UK court case regarding reasons for administrative decisions

R v Secretary of State for the Home Department, ex parte Doody [1993] UKHL 8, [1994] 1 AC 531 was an important UK constitutional law case concerning applications for judicial review.

==Facts==
Four prisoners, Stephen Doody, John David Pierson, Elfed Wayne Smart and Kenneth Pegg, serving mandatory life sentences, requested judicial review after the Home Secretary refused to release them after serving their minimum terms, but gave no reason for the decision. Under common law, there is no duty to give reasons for decisions; however, this case is one of the exceptions.

==Judgment==
Lord Mustill judged that the Home Secretary must give reasons for their decision. He argued that decisions made using a statutory power must be reached fairly, because all statutory powers are granted with the implicit assumption that they will be wielded fairly. As a result, he concluded it will often be necessary to allow a person to make representations, and therefore to allow them to know what they are responding to, they must be permitted to hear the reason they are having to make the representations at all.

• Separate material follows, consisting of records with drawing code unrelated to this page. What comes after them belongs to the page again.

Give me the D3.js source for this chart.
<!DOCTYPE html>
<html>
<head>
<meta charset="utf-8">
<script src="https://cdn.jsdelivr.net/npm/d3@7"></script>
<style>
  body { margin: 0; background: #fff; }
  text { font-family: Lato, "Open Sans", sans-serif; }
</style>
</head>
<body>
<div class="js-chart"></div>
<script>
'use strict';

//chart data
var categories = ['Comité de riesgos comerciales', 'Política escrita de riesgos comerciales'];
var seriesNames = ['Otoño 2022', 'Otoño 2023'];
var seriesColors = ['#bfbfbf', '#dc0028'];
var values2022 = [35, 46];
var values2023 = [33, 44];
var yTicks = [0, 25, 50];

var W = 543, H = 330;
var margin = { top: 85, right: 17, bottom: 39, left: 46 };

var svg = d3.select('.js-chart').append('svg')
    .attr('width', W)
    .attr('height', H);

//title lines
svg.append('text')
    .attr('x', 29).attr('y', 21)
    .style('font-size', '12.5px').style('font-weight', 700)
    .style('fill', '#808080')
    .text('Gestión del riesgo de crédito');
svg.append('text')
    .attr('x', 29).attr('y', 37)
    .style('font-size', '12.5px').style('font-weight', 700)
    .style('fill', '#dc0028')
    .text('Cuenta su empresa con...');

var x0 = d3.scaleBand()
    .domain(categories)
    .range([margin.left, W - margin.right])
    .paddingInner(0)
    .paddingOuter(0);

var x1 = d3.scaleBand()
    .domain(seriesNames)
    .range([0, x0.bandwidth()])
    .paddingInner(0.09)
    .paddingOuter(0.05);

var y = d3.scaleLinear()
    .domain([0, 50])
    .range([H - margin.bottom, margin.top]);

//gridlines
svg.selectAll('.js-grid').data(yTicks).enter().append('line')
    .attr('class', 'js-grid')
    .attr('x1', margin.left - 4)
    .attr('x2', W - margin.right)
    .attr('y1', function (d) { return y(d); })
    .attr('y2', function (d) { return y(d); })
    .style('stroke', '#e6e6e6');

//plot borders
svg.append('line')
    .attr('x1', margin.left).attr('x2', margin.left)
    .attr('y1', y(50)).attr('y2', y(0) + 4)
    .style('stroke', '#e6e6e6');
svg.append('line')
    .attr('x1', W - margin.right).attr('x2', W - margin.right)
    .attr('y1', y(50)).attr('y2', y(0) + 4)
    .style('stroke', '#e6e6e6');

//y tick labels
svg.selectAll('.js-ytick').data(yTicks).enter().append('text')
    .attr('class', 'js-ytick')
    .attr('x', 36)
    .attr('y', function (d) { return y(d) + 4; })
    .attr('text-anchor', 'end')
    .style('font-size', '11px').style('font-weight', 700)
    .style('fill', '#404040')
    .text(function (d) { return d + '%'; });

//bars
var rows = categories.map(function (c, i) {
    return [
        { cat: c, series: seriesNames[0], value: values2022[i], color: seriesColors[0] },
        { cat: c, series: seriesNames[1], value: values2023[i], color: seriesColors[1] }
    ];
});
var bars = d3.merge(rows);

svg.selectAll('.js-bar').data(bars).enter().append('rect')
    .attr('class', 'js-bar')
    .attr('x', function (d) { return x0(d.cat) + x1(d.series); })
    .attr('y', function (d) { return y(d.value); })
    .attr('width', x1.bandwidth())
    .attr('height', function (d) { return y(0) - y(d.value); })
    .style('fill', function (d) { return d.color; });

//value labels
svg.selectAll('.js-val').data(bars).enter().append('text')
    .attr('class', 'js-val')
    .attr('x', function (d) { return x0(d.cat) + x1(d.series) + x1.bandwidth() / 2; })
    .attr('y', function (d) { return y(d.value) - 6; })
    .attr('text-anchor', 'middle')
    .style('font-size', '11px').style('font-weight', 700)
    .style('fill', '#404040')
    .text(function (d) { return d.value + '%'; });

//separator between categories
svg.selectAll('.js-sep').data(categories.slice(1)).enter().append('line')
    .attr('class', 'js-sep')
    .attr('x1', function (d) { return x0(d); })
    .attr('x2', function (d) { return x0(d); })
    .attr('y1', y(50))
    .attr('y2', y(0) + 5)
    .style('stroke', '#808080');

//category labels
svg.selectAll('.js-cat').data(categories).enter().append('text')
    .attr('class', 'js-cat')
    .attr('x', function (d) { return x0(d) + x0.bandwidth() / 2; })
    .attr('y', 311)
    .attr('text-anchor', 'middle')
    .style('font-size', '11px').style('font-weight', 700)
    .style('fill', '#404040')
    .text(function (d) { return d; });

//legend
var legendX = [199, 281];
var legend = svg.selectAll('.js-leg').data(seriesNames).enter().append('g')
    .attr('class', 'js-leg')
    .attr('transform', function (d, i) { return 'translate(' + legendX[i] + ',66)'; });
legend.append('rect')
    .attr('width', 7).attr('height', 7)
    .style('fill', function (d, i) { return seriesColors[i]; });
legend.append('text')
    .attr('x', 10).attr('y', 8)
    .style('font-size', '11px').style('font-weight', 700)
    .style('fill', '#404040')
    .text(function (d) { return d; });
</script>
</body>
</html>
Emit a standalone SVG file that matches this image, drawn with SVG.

What does fairness require in the present case? My Lords, I think it unnecessary to refer by name or to quote from, any of the often-cited authorities in which the courts have explained what is essentially an intuitive judgment. They are far too well known. From them, I derive that:-
1. Where an Act of Parliament confers an administrative power there is a presumption that it will be exercised in a manner which is fair in all the circumstances.
2. The standards of fairness are not immutable. They may change with the passage of time, both in the general and in their application to decisions of a particular type.
3. The principles of fairness are not to be applied by rote identically in every situation. What fairness demands is dependent on the context of the decision, and this is to be taken into account in all its aspects.
4. An essential feature of the context is the statute which creates the discretion, as regards both its language and the shape of the legal and administrative system within which the decision is taken.
5. Fairness will very often require that a person who may be adversely affected by the decision will have an opportunity to make representations on his own behalf either before the decision is taken with a view to producing a favourable result; or after it is taken, with a view to procuring its modification; or both.
6. Since the person affected usually cannot make worthwhile representations without knowing what factors may weigh against his interests fairness will very often require that he is informed of the gist of the case which he has to answer.